Provided material |
*****
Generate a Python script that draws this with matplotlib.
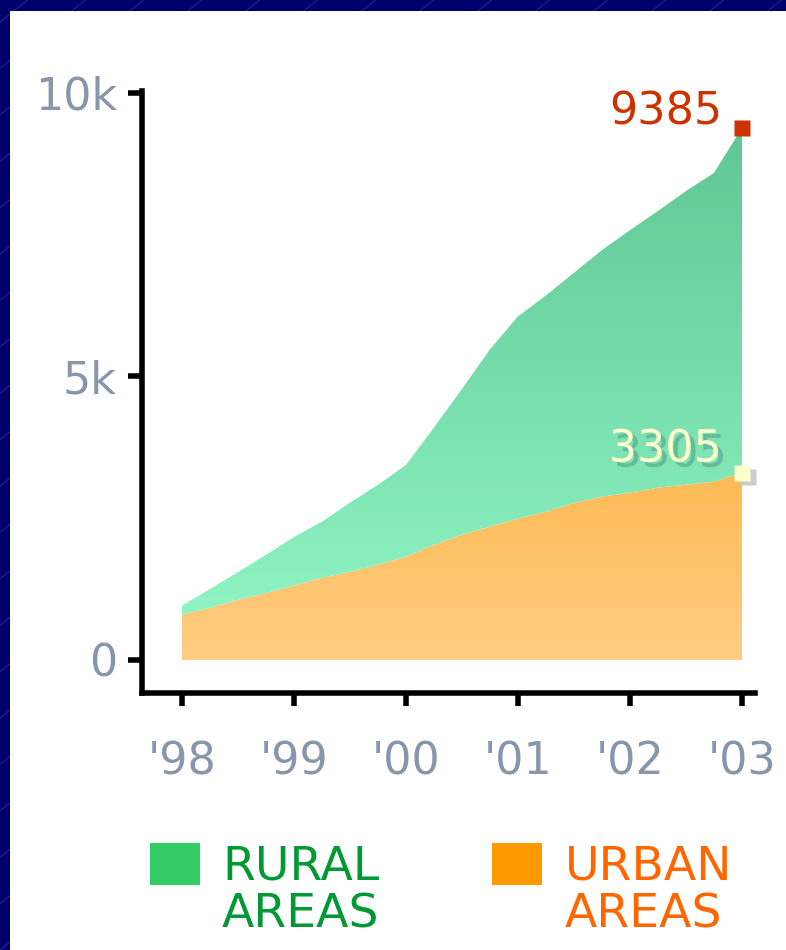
import numpy as np
import matplotlib
matplotlib.use("Agg")
import matplotlib.pyplot as plt
from matplotlib.patches import Rectangle
from matplotlib.lines import Line2D
from matplotlib.colors import to_rgb
import matplotlib.transforms as mtransforms
import matplotlib.patheffects as pe

# ---- data (quarterly) ---------------------------------------------------
periods = [1998.0, 1998.25, 1998.5, 1998.75, 1999.0, 1999.25, 1999.5, 1999.75,
           2000.0, 2000.25, 2000.5, 2000.75, 2001.0, 2001.25, 2001.5, 2001.75,
           2002.0, 2002.25, 2002.5, 2002.75, 2003.0]
urban = [800, 920, 1060, 1180, 1310, 1450, 1555, 1680,
         1820, 2030, 2210, 2350, 2490, 2615, 2770, 2880,
         2950, 3040, 3090, 3145, 3305]
rural = [160, 330, 490, 675, 860, 990, 1220, 1410,
         1620, 2070, 2570, 3130, 3570, 3815, 4060, 4350,
         4630, 4880, 5180, 5445, 6080]

year_ticks = [1998, 1999, 2000, 2001, 2002, 2003]
year_labels = ["'98", "'99", "'00", "'01", "'02", "'03"]
value_ticks = [0, 5000, 10000]
value_labels = ["0", "5k", "10k"]

legend_names = [("RURAL", "AREAS"), ("URBAN", "AREAS")]

# ---- style ------------------------------------------------------------
NAVY = "#00006C"
TICK_GREY = "#8796AA"
GREEN_SWATCH, GREEN_TEXT = "#33CC66", "#009933"
ORANGE_SWATCH, ORANGE_TEXT = "#FF9900", "#FF6600"
FONT = "DejaVu Sans"

W, H = 786, 950
fig = plt.figure(figsize=(W / 100, H / 100), dpi=100)
fig.patch.set_facecolor(NAVY)

# faint diagonal streaks on the navy frame
for k in range(-20, 40):
    x0 = k * 58
    fig.add_artist(Line2D([x0 / W, (x0 + 1250) / W], [0, 1000 / H],
                          transform=fig.transFigure, color="#4a4aa8",
                          lw=0.7, alpha=0.55, zorder=-3))
# white slide panel
fig.add_artist(Rectangle((10 / W, 0), 1, 1 - 11 / H, transform=fig.transFigure,
                         facecolor="white", edgecolor="none", zorder=-2))

ax = fig.add_axes([142 / W, 1 - 693 / H, (755 - 142) / W, (693 - 91) / H])
ax.set_facecolor("none")

x = np.array(periods)
u = np.array(urban, dtype=float)
total = u + np.array(rural, dtype=float)


def gradient_fill(ax, x, lo, hi, y_bot, y_top, c_bot, c_top):
    poly = ax.fill_between(x, lo, hi, facecolor="none", edgecolor="none")
    yy = np.linspace(y_bot, y_top, 256)
    f = ((yy - y_bot) / (y_top - y_bot))[:, None]
    cb, ct = np.array(to_rgb(c_bot)), np.array(to_rgb(c_top))
    img = (cb * (1 - f) + ct * f)[:, None, :]
    path = poly.get_paths()[0]
    im = ax.imshow(img, extent=[x.min(), x.max(), y_bot, y_top],
                   origin="lower", aspect="auto", zorder=1, interpolation="bilinear")
    im.set_clip_path(path, transform=ax.transData)


# stacked areas: urban at the base, rural on top
gradient_fill(ax, x, 0, u, 0, 3400, "#FFCD82", "#FFBA55")
gradient_fill(ax, x, u, total, 600, 9400, "#90F4C4", "#5FC694")

# end-point markers and value labels
ax.plot(x[-1], total[-1], "s", color="#CC3300", ms=11, mec="none",
        clip_on=False, zorder=4)
ax.annotate(f"{total[-1]:.0f}", (x[-1], total[-1]), xytext=(-20, 3),
            textcoords="offset pixels", ha="right", va="baseline",
            color="#CC3300", fontsize=32, family=FONT, zorder=5)

shadow = mtransforms.offset_copy(ax.transData, fig=fig, x=6, y=-4, units="dots")
ax.plot(x[-1], u[-1], "s", color="#CCCCCC", ms=11, mec="none",
        clip_on=False, zorder=3, transform=shadow)
ax.plot(x[-1], u[-1], "s", color="#FFFFCC", ms=11, mec="none",
        clip_on=False, zorder=4)
ax.annotate(f"{u[-1]:.0f}", (x[-1], u[-1]), xytext=(-20, 11),
            textcoords="offset pixels", ha="right", va="baseline",
            color="#FFFFCC", fontsize=32, family=FONT, zorder=5,
            path_effects=[pe.SimplePatchShadow(offset=(3.6, -3.6),
                                               shadow_rgbFace="#66BB99",
                                               alpha=1.0),
                          pe.Normal()])

# axes
ax.set_xlim(1998 - 40 / 112, 2003 + 13 / 112)
ax.set_ylim(-583, 10035)
for side in ("top", "right"):
    ax.spines[side].set_visible(False)
for side in ("left", "bottom"):
    ax.spines[side].set_linewidth(4)
    ax.spines[side].set_color("black")

ax.set_xticks(year_ticks)
ax.set_xticklabels(year_labels)
ax.set_yticks(value_ticks)
ax.set_yticklabels(value_labels)
ax.tick_params(axis="x", direction="out", length=9, width=4, pad=25,
               labelsize=32, labelcolor=TICK_GREY, color="black")
ax.tick_params(axis="y", direction="out", length=10, width=4, pad=8,
               labelsize=32, labelcolor=TICK_GREY, color="black")
for lab in ax.get_xticklabels() + ax.get_yticklabels():
    lab.set_family(FONT)

# legend
swatches = [(150, GREEN_SWATCH, GREEN_TEXT, 222), (492, ORANGE_SWATCH, ORANGE_TEXT, 565)]
for (sx, sc, tc, tx), (l1, l2) in zip(swatches, legend_names):
    fig.add_artist(Rectangle((sx / W, 1 - 885 / H), 50 / W, 42 / H,
                             transform=fig.transFigure, facecolor=sc,
                             edgecolor="none"))
    fig.text(tx / W, 1 - 880 / H, l1, color=tc, fontsize=34, family=FONT,
             ha="left", va="baseline")
    fig.text(tx / W, 1 - 927 / H, l2, color=tc, fontsize=34, family=FONT,
             ha="left", va="baseline")

fig.savefig("out.png", dpi=100, facecolor=fig.get_facecolor())
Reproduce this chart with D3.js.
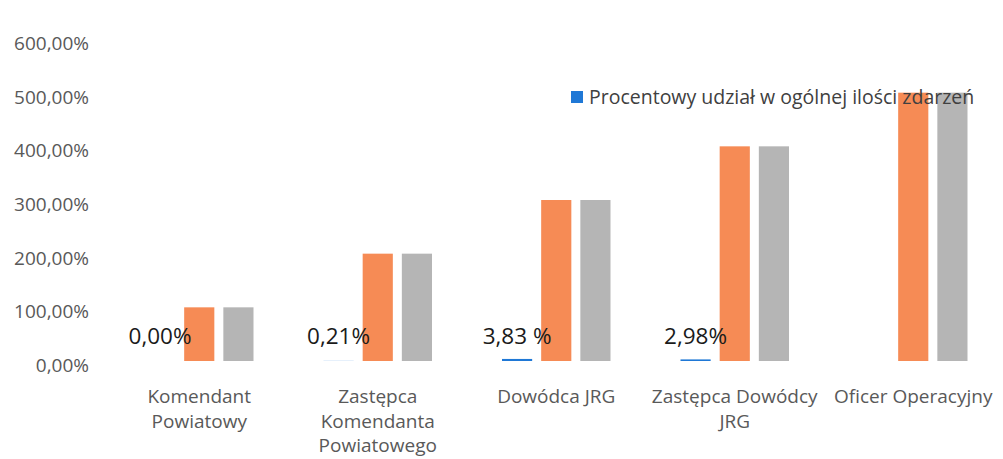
<!DOCTYPE html>
<html>
<head>
<meta charset="utf-8">
<script src="https://cdn.jsdelivr.net/npm/d3@7"></script>
<style>
  body { margin: 0; background: #fff; }
  text { font-family: "Open Sans", sans-serif; }
</style>
</head>
<body>
<div id="chart"></div>
<script>
var categories = [["Komendant", "Powiatowy"], ["Zastępca", "Komendanta", "Powiatowego"], ["Dowódca JRG"], ["Zastępca Dowódcy", "JRG"], ["Oficer Operacyjny"]];
var shareValues = [0, 0.21, 3.83, 2.98, 0];
var shareLabels = ["0,00%", "0,21%", "3,83 %", "2,98%", null];
var orangeValues = [100, 200, 300, 400, 500];
var grayValues = [100, 200, 300, 400, 500];
var yTicks = [0, 100, 200, 300, 400, 500, 600];
var legendLabel = "Procentowy udział w ogólnej ilości zdarzeń";

function init() {
    var W = 1003, H = 459;
    var svg = d3.select("#chart").append("svg")
        .attr("width", W).attr("height", H);

    var series = [
        { key: "share", values: shareValues, color: "#1f78d6" },
        { key: "orange", values: orangeValues, color: "#f68b55" },
        { key: "gray", values: grayValues, color: "#b5b5b5" }
    ];

    // scales
    var x0 = d3.scaleBand()
        .domain(d3.range(categories.length))
        .range([110, 1002.5])
        .padding(0);

    var x1 = d3.scaleBand()
        .domain(series.map(s => s.key))
        .range([35, x0.bandwidth() - 35])
        .paddingInner(0.23)
        .paddingOuter(0);

    var y = d3.scaleLinear().domain([0, 600]).range([361, 39]);

    // y axis labels (no axis line, no grid)
    var yAxis = svg.append("g")
        .attr("transform", "translate(89,0)")
        .call(d3.axisLeft(y).tickValues(yTicks).tickSize(0).tickPadding(0)
            .tickFormat(d => d3.format(".2f")(d).replace(".", ",") + "%"));
    yAxis.select(".domain").remove();
    yAxis.selectAll("text")
        .attr("dy", "0.55em")
        .style("font-size", "19px")
        .style("fill", "#595959");

    // bars
    var groups = svg.selectAll("g.cat")
        .data(categories)
        .enter().append("g")
        .attr("class", "cat")
        .attr("transform", (d, i) => `translate(${x0(i)},0)`);

    groups.selectAll("rect")
        .data((d, i) => series.map(s => ({ key: s.key, color: s.color, v: s.values[i] })))
        .enter().append("rect")
        .attr("x", d => x1(d.key))
        .attr("width", x1.bandwidth())
        .attr("y", d => y(d.v))
        .attr("height", d => y(0) - y(d.v))
        .attr("fill", d => d.color);

    // data labels for the share series
    groups.append("text")
        .filter((d, i) => shareLabels[i] != null)
        .attr("x", x1("share") + x1.bandwidth() / 2)
        .attr("y", y(0) - 17)
        .attr("text-anchor", "middle")
        .style("font-size", "22.5px")
        .style("fill", "#1a1a1a")
        .text((d, i) => shareLabels[i]);

    // category labels
    var cat = svg.append("g");
    categories.forEach(function(lines, i) {
        var t = cat.append("text")
            .attr("x", x0(i) + x0.bandwidth() / 2)
            .attr("y", 403)
            .attr("text-anchor", "middle")
            .style("font-size", "19px")
            .style("fill", "#595959");
        lines.forEach(function(l, j) {
            t.append("tspan")
                .attr("x", x0(i) + x0.bandwidth() / 2)
                .attr("dy", j === 0 ? 0 : 24.5)
                .text(l);
        });
    });

    // legend (only the share series)
    var legend = svg.append("g").attr("transform", "translate(571,91)");
    legend.append("rect")
        .attr("width", 12).attr("height", 12)
        .attr("fill", series[0].color);
    legend.append("text")
        .attr("x", 18).attr("y", 12.5)
        .style("font-size", "19.5px")
        .style("fill", "#404040")
        .text(legendLabel);
}

window.onload = init;
</script>
</body>
</html>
*****
Instruction | Copy every line that includes the string "this" from the material above.

Result |
Generate a Python script that draws this with matplotlib.
Reproduce this chart with D3.js.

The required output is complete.